[lbo-talk] the internet's downside

Catherine Driscoll catherine.driscoll at usyd.edu.au
Mon Nov 23 14:23:41 PST 2009


Well I more or less mean the opposite of that. I don't think you can function culturally without stereotyping, not because they save time but because there are limits on what we can know/do directly and experience specifically. That we don't have enough time is only a small piece of what makes stereotyping inevitable. You just can't communicate with nothing but specificity.

Small children learn stereotyping fast for just that reason but culturally so much of what we do, both the unpleasant things and the pleasurable things, deploy or depend on sterotypes.

The important thing is to know that we hold them and pay attention to where they turn up what we do with them.
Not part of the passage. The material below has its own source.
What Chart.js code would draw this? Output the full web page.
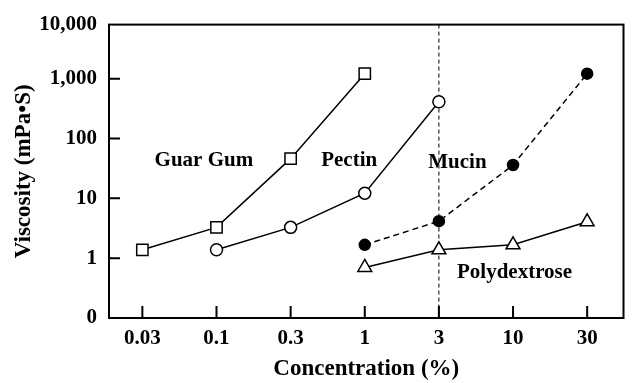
<!DOCTYPE html>
<html><head><meta charset="utf-8">
<script src="https://cdn.jsdelivr.net/npm/chart.js@4.4.0/dist/chart.umd.min.js"></script>
<style>html,body{margin:0;padding:0;background:#fff}#wrap{width:633px;height:383px}</style>
</head><body><div id="wrap"><canvas id="c" width="633" height="383"></canvas></div>
<script>
const concentrations = ['0.03', '0.1', '0.3', '1', '3', '10', '30'];
const guarGum      = [1.38, 3.27, 46, 1210, null, null, null];
const pectin       = [null, 1.38, 3.27, 12.2, 410, null, null];
const mucin        = [null, null, null, 1.67, 4.15, 36, 1210];
const polydextrose = [null, null, null, 0.70, 1.38, 1.67, 4.05];
const yTickValues = [0.1, 1, 10, 100, 1000, 10000];
const yTickLabels = ['0', '1', '10', '100', '1,000', '10,000'];
const seriesNames = ['Guar Gum', 'Pectin', 'Mucin', 'Polydextrose'];
const dividerConcentration = '3';

const FONT = "'Liberation Serif', 'Times New Roman', serif";
const Y_MAX = 8000;

function toPoints(arr) {
  return arr.map((v, i) => ({ x: i, y: v }));
}

const labelPlacement = [
  { x: 0.83, y: 43 },
  { x: 2.79, y: 43 },
  { x: 4.25, y: 40 },
  { x: 5.02, y: 0.58 }
];

const framePlugin = {
  id: 'frame',
  beforeDatasetsDraw(chart) {
    const { ctx, chartArea: a, scales: { x } } = chart;
    const px = x.getPixelForValue(concentrations.indexOf(dividerConcentration));
    ctx.save();
    ctx.strokeStyle = '#000';
    ctx.lineWidth = 1;
    ctx.setLineDash([4, 3]);
    ctx.beginPath();
    ctx.moveTo(px, a.top);
    ctx.lineTo(px, a.bottom);
    ctx.stroke();
    ctx.restore();
  },
  afterDatasetsDraw(chart) {
    const { ctx, chartArea: a, scales: { x, y } } = chart;
    ctx.save();
    ctx.strokeStyle = '#000';
    ctx.lineWidth = 2;
    ctx.strokeRect(a.left, a.top, a.right - a.left, a.bottom - a.top);
    ctx.beginPath();
    concentrations.forEach((c, i) => {
      const px = x.getPixelForValue(i);
      ctx.moveTo(px, a.bottom);
      ctx.lineTo(px, a.bottom - 12);
    });
    yTickValues.forEach(v => {
      if (v <= y.min || v >= Y_MAX) return;
      const py = y.getPixelForValue(v);
      ctx.moveTo(a.left, py);
      ctx.lineTo(a.left + 11, py);
    });
    ctx.stroke();
    ctx.fillStyle = '#000';
    ctx.font = "bold 21px " + FONT;
    ctx.textAlign = 'center';
    ctx.textBaseline = 'middle';
    seriesNames.forEach((n, i) => {
      const p = labelPlacement[i];
      ctx.fillText(n, x.getPixelForValue(p.x), y.getPixelForValue(p.y));
    });
    ctx.restore();
  }
};

const common = {
  borderColor: '#000',
  borderWidth: 1.5,
  pointBorderColor: '#000',
  pointBorderWidth: 1.5,
  pointBackgroundColor: '#fff',
  fill: false,
  tension: 0,
  spanGaps: true
};

new Chart(document.getElementById('c'), {
  type: 'line',
  data: {
    datasets: [
      Object.assign({}, common, { label: seriesNames[0], data: toPoints(guarGum), pointStyle: 'rect', pointRadius: 8 }),
      Object.assign({}, common, { label: seriesNames[1], data: toPoints(pectin), pointStyle: 'circle', pointRadius: 6 }),
      Object.assign({}, common, { label: seriesNames[2], data: toPoints(mucin), pointStyle: 'circle', pointRadius: 5.5, pointBackgroundColor: '#000', borderDash: [6, 4] }),
      Object.assign({}, common, { label: seriesNames[3], data: toPoints(polydextrose), pointStyle: 'triangle', pointRadius: 8 })
    ]
  },
  options: {
    responsive: false,
    animation: false,
    devicePixelRatio: 1,
    layout: { padding: { top: 20, right: 3, left: 0, bottom: 0 } },
    plugins: { legend: { display: false }, tooltip: { enabled: false } },
    scales: {
      x: {
        type: 'linear',
        min: -0.45,
        max: 6.49,
        afterBuildTicks: s => { s.ticks = concentrations.map((_, i) => ({ value: i })); },
        afterFit: s => { s.height = 65; },
        ticks: {
          callback: v => concentrations[v],
          font: { family: FONT, size: 21, weight: 'bold' },
          color: '#000',
          padding: 8,
          maxRotation: 0,
          autoSkip: false
        },
        grid: { display: false, drawTicks: false },
        border: { display: false },
        title: {
          display: true,
          text: 'Concentration (%)',
          font: { family: FONT, size: 23, weight: 'bold' },
          color: '#000',
          padding: { top: 0, bottom: 0 }
        }
      },
      y: {
        type: 'logarithmic',
        min: 0.1,
        max: Y_MAX,
        afterBuildTicks: s => { s.ticks = yTickValues.map(v => ({ value: Math.min(v, Y_MAX) })); },
        afterFit: s => { s.width = 109; },
        ticks: {
          callback: (v, i) => yTickLabels[i],
          font: { family: FONT, size: 21, weight: 'bold' },
          color: '#000',
          padding: 12,
          autoSkip: false
        },
        grid: { display: false, drawTicks: false },
        border: { display: false },
        title: {
          display: true,
          text: 'Viscosity (mPa•S)',
          font: { family: FONT, size: 23, weight: 'bold' },
          color: '#000',
          padding: { top: 10, bottom: 0 }
        }
      }
    }
  },
  plugins: [framePlugin]
});
</script>
</body></html>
Catherine (must get some work done now)

-----Original Message----- From: lbo-talk-bounces at lbo-talk.org on behalf of Andy Sent: Tue 24/11/2009 09:10 To: lbo-talk at lbo-talk.org Subject: Re: [lbo-talk] the internet's downside

On Mon, Nov 23, 2009 at 4:08 PM, Catherine Driscoll <catherine.driscoll at usyd.edu.au> wrote:


> NY is actually my favourite place in the world that's outside Australia and quite a few of my closest and oldest friends are American. So it'd be nice to say I don't have stereotyping prejudices about Americans but I completely do. Then again I have them about Australians and the English as well. One of the things about stereotypes is that it's pretty hard to function with out them.

Or, as The Onion t-shirt puts it: stereotypes are a real time-saver.